With respect to recommendation presentation, the organic display is the most used strategy. However, most of the researches have the tendency to not show details of the used approach making it difficult to understand the state of the art of this dimension. Furthermore, among other results, it is observed that the majority of the ERS evaluation are based on the accuracy of recommenders and user's satisfaction analysis. Such a find open research opportunity scientific community for the development of multidimensional evaluation frameworks that effectively support the verification of the impact of recommendations on the teaching and learning process.

Lastly, the limitations identified indicate that difficulties related to obtaining data to carry out evaluations of ERS is a reality that extends for more than a decade (Verbert et al., 2011) and call for scientific community attention for the treatment of this situation. Likewise, the lack of in-depth investigation of the impact of known issues in the recommendation system field, another limitation identified, points to the importance of aspects that must be considered in the design and evaluation of these systems in order to provide a better elucidation of their potential application in a real scenario.

With regard to research limitations and opportunities, some of this study findings indicate the need for a greater effort in the conduction of evaluations that provide direct evidence of the systems pedagogical effectiveness and the development of a multidimensional evaluation frameworks for ERS is suggested as a research opportunity. Also, it was observed a scarcity of public dataset usage on current studies that leads to limitation in terms of reproducibility and comparison of recommenders. This seems to be related to a restricted number of public datasets currently available, and such aspect can also be affecting the size of experiments conducted by researchers.
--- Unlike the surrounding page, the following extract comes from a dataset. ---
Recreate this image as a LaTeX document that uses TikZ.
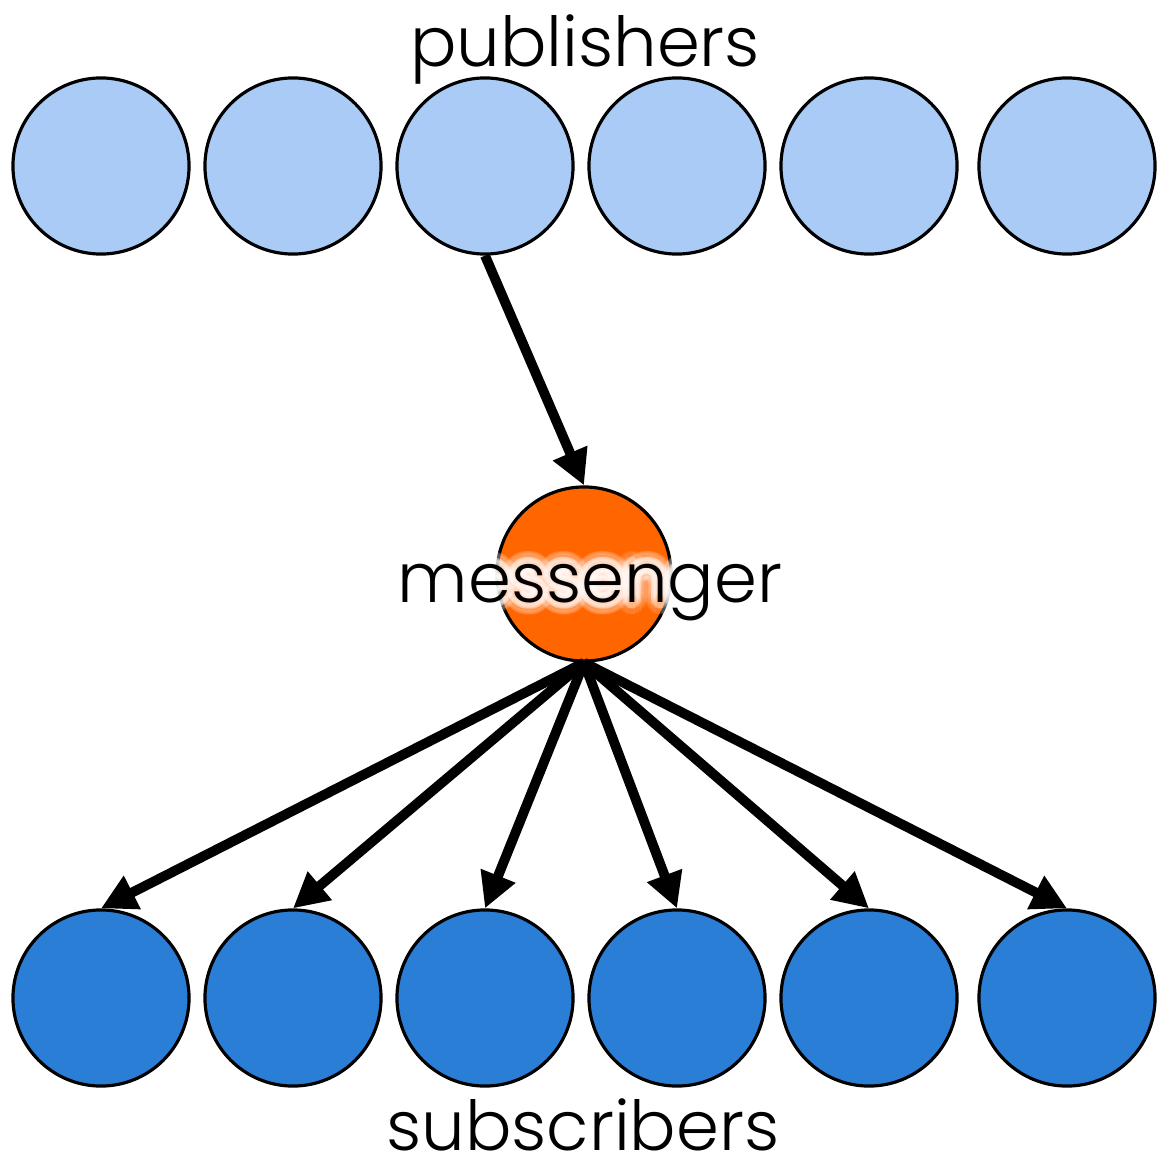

In terms of limitations of this study, the first refers to the number of datasources used for paper selection. Only the repositories mentioned in Section 3.1 were considered. Thus, the scope of this work is restricted to evidence from publications indexed by these platforms. Furthermore, only publications written in English were examined, thus, results of papers written in other languages are beyond the scope of this work. Also, the research limitations and opportunities presented on Section 4.5 were identified based on the extracted data used to answer this SLR research questions, therefore they are limited to their scope. As a consequence, limitations and opportunities of the ERS field that surpass this context were not identified nor discussed in this study. Finally, the SLR was directed to papers published in scientific journals and, due to this, the results obtained do not reflect the state of the area from the perspective of conference publications. In future research, it is intended to address such limitations.